Copy out the data exactly, leaving the pictures behind.

◆ Data provided ◆
┏━━

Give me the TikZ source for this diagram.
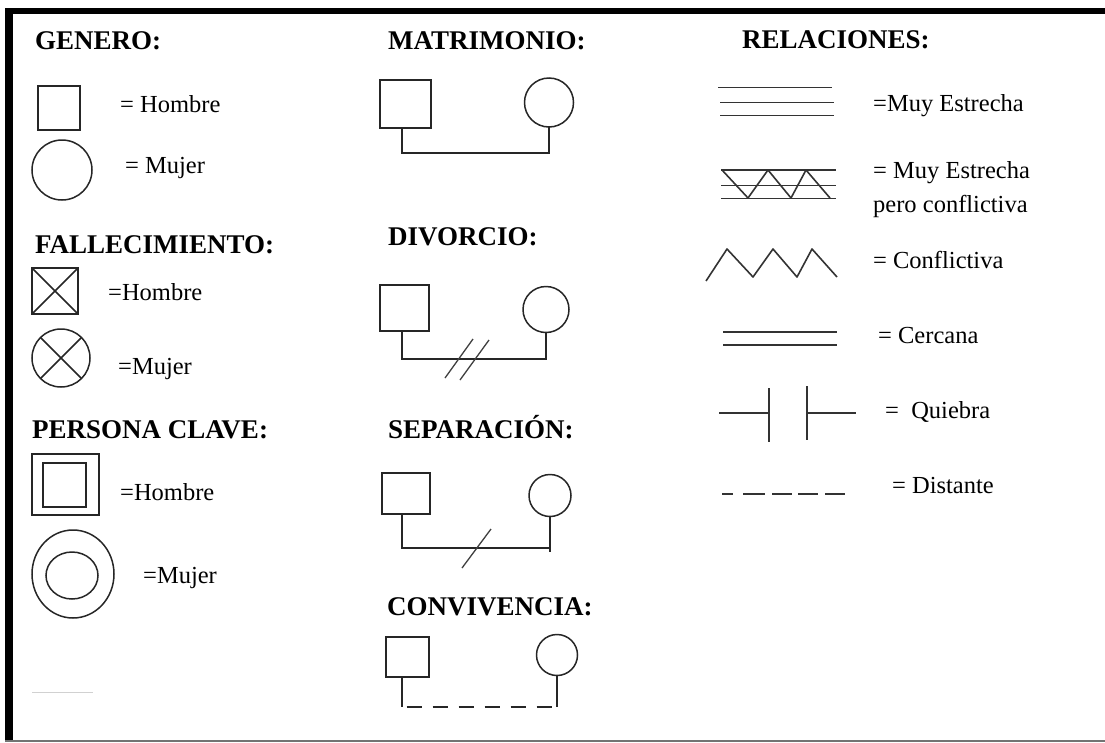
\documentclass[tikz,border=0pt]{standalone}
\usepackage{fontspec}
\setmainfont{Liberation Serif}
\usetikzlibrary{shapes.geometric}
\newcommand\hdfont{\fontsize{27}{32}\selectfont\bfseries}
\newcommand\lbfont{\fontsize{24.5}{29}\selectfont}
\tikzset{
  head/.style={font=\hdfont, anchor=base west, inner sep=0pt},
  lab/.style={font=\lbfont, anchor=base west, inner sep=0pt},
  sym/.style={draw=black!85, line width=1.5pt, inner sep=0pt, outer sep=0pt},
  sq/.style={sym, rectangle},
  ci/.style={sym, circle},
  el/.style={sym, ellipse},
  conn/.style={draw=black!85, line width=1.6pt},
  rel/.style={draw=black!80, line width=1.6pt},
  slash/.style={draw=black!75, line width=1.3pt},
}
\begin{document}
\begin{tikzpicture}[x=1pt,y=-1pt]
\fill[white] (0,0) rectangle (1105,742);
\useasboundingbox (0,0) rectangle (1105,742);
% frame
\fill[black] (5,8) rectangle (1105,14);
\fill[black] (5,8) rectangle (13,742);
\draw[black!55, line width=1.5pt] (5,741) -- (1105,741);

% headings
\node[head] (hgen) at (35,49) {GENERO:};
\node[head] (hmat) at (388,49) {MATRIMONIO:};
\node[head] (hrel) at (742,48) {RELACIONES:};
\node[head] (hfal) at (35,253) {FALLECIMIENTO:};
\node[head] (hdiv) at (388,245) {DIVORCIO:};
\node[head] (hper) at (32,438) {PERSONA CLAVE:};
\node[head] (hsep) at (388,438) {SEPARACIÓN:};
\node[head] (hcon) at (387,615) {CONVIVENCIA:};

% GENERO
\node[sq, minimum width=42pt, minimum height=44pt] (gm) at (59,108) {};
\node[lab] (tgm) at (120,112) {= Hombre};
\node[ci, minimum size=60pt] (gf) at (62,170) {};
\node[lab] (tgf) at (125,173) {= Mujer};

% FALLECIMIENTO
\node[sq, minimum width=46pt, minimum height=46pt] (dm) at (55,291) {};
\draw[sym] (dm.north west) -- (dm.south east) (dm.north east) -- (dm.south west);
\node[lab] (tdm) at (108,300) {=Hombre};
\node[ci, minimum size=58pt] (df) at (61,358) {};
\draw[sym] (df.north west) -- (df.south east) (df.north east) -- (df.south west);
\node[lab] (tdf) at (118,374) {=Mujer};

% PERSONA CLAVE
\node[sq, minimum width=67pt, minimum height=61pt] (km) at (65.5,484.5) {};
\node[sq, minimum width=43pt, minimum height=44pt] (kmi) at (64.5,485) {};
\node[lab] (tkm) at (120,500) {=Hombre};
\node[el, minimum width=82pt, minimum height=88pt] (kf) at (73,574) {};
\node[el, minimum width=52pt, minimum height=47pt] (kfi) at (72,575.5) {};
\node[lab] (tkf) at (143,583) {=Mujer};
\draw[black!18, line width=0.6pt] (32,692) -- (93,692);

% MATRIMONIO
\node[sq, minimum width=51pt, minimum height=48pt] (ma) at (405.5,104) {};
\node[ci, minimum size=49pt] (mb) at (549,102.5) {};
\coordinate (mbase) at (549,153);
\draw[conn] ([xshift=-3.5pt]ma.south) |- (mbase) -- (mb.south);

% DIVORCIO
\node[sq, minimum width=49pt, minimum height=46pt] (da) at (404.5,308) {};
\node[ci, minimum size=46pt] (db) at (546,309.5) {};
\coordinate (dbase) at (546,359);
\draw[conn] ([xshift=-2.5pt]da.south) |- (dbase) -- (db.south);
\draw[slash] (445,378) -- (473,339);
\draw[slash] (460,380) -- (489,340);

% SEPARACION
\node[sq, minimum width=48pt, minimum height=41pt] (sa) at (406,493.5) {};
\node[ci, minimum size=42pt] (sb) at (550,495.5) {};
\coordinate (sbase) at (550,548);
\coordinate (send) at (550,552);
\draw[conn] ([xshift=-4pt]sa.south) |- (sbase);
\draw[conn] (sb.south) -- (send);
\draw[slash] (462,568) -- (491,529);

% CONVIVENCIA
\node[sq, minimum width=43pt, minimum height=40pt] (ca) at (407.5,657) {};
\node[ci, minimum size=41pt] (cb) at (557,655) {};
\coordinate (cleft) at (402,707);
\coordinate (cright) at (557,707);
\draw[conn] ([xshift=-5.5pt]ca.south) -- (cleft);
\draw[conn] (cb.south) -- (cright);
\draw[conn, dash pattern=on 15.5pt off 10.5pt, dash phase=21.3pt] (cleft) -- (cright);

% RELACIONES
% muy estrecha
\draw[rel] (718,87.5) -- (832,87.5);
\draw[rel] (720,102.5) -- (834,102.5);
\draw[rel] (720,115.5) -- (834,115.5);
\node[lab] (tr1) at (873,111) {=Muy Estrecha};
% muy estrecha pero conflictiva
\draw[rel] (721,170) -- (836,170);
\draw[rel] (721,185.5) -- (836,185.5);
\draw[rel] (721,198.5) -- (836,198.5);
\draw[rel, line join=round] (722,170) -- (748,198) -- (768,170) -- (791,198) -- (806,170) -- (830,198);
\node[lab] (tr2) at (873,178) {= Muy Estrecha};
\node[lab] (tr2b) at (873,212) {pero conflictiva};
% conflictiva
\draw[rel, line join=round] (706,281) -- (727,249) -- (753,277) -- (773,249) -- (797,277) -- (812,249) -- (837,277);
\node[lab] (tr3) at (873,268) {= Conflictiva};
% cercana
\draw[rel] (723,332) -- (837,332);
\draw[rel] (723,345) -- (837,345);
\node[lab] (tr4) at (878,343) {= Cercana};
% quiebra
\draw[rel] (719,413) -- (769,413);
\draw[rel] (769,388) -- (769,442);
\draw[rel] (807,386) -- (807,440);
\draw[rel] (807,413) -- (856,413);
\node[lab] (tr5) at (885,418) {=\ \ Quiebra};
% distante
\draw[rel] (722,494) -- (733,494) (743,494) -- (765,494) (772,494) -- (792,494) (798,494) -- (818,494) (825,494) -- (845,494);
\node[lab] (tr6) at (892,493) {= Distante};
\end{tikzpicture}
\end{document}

┗━━

◆ Full solution ◆
Give me the TikZ source for this diagram.
\documentclass[tikz,border=0pt]{standalone}
\usepackage{fontspec}
\setmainfont{Liberation Serif}
\usetikzlibrary{shapes.geometric}
\newcommand\hdfont{\fontsize{27}{32}\selectfont\bfseries}
\newcommand\lbfont{\fontsize{24.5}{29}\selectfont}
\tikzset{
  head/.style={font=\hdfont, anchor=base west, inner sep=0pt},
  lab/.style={font=\lbfont, anchor=base west, inner sep=0pt},
  sym/.style={draw=black!85, line width=1.5pt, inner sep=0pt, outer sep=0pt},
  sq/.style={sym, rectangle},
  ci/.style={sym, circle},
  el/.style={sym, ellipse},
  conn/.style={draw=black!85, line width=1.6pt},
  rel/.style={draw=black!80, line width=1.6pt},
  slash/.style={draw=black!75, line width=1.3pt},
}
\begin{document}
\begin{tikzpicture}[x=1pt,y=-1pt]
\fill[white] (0,0) rectangle (1105,742);
\useasboundingbox (0,0) rectangle (1105,742);
% frame
\fill[black] (5,8) rectangle (1105,14);
\fill[black] (5,8) rectangle (13,742);
\draw[black!55, line width=1.5pt] (5,741) -- (1105,741);

% headings
\node[head] (hgen) at (35,49) {GENERO:};
\node[head] (hmat) at (388,49) {MATRIMONIO:};
\node[head] (hrel) at (742,48) {RELACIONES:};
\node[head] (hfal) at (35,253) {FALLECIMIENTO:};
\node[head] (hdiv) at (388,245) {DIVORCIO:};
\node[head] (hper) at (32,438) {PERSONA CLAVE:};
\node[head] (hsep) at (388,438) {SEPARACIÓN:};
\node[head] (hcon) at (387,615) {CONVIVENCIA:};

% GENERO
\node[sq, minimum width=42pt, minimum height=44pt] (gm) at (59,108) {};
\node[lab] (tgm) at (120,112) {= Hombre};
\node[ci, minimum size=60pt] (gf) at (62,170) {};
\node[lab] (tgf) at (125,173) {= Mujer};

% FALLECIMIENTO
\node[sq, minimum width=46pt, minimum height=46pt] (dm) at (55,291) {};
\draw[sym] (dm.north west) -- (dm.south east) (dm.north east) -- (dm.south west);
\node[lab] (tdm) at (108,300) {=Hombre};
\node[ci, minimum size=58pt] (df) at (61,358) {};
\draw[sym] (df.north west) -- (df.south east) (df.north east) -- (df.south west);
\node[lab] (tdf) at (118,374) {=Mujer};

% PERSONA CLAVE
\node[sq, minimum width=67pt, minimum height=61pt] (km) at (65.5,484.5) {};
\node[sq, minimum width=43pt, minimum height=44pt] (kmi) at (64.5,485) {};
\node[lab] (tkm) at (120,500) {=Hombre};
\node[el, minimum width=82pt, minimum height=88pt] (kf) at (73,574) {};
\node[el, minimum width=52pt, minimum height=47pt] (kfi) at (72,575.5) {};
\node[lab] (tkf) at (143,583) {=Mujer};
\draw[black!18, line width=0.6pt] (32,692) -- (93,692);

% MATRIMONIO
\node[sq, minimum width=51pt, minimum height=48pt] (ma) at (405.5,104) {};
\node[ci, minimum size=49pt] (mb) at (549,102.5) {};
\coordinate (mbase) at (549,153);
\draw[conn] ([xshift=-3.5pt]ma.south) |- (mbase) -- (mb.south);

% DIVORCIO
\node[sq, minimum width=49pt, minimum height=46pt] (da) at (404.5,308) {};
\node[ci, minimum size=46pt] (db) at (546,309.5) {};
\coordinate (dbase) at (546,359);
\draw[conn] ([xshift=-2.5pt]da.south) |- (dbase) -- (db.south);
\draw[slash] (445,378) -- (473,339);
\draw[slash] (460,380) -- (489,340);

% SEPARACION
\node[sq, minimum width=48pt, minimum height=41pt] (sa) at (406,493.5) {};
\node[ci, minimum size=42pt] (sb) at (550,495.5) {};
\coordinate (sbase) at (550,548);
\coordinate (send) at (550,552);
\draw[conn] ([xshift=-4pt]sa.south) |- (sbase);
\draw[conn] (sb.south) -- (send);
\draw[slash] (462,568) -- (491,529);

% CONVIVENCIA
\node[sq, minimum width=43pt, minimum height=40pt] (ca) at (407.5,657) {};
\node[ci, minimum size=41pt] (cb) at (557,655) {};
\coordinate (cleft) at (402,707);
\coordinate (cright) at (557,707);
\draw[conn] ([xshift=-5.5pt]ca.south) -- (cleft);
\draw[conn] (cb.south) -- (cright);
\draw[conn, dash pattern=on 15.5pt off 10.5pt, dash phase=21.3pt] (cleft) -- (cright);

% RELACIONES
% muy estrecha
\draw[rel] (718,87.5) -- (832,87.5);
\draw[rel] (720,102.5) -- (834,102.5);
\draw[rel] (720,115.5) -- (834,115.5);
\node[lab] (tr1) at (873,111) {=Muy Estrecha};
% muy estrecha pero conflictiva
\draw[rel] (721,170) -- (836,170);
\draw[rel] (721,185.5) -- (836,185.5);
\draw[rel] (721,198.5) -- (836,198.5);
\draw[rel, line join=round] (722,170) -- (748,198) -- (768,170) -- (791,198) -- (806,170) -- (830,198);
\node[lab] (tr2) at (873,178) {= Muy Estrecha};
\node[lab] (tr2b) at (873,212) {pero conflictiva};
% conflictiva
\draw[rel, line join=round] (706,281) -- (727,249) -- (753,277) -- (773,249) -- (797,277) -- (812,249) -- (837,277);
\node[lab] (tr3) at (873,268) {= Conflictiva};
% cercana
\draw[rel] (723,332) -- (837,332);
\draw[rel] (723,345) -- (837,345);
\node[lab] (tr4) at (878,343) {= Cercana};
% quiebra
\draw[rel] (719,413) -- (769,413);
\draw[rel] (769,388) -- (769,442);
\draw[rel] (807,386) -- (807,440);
\draw[rel] (807,413) -- (856,413);
\node[lab] (tr5) at (885,418) {=\ \ Quiebra};
% distante
\draw[rel] (722,494) -- (733,494) (743,494) -- (765,494) (772,494) -- (792,494) (798,494) -- (818,494) (825,494) -- (845,494);
\node[lab] (tr6) at (892,493) {= Distante};
\end{tikzpicture}
\end{document}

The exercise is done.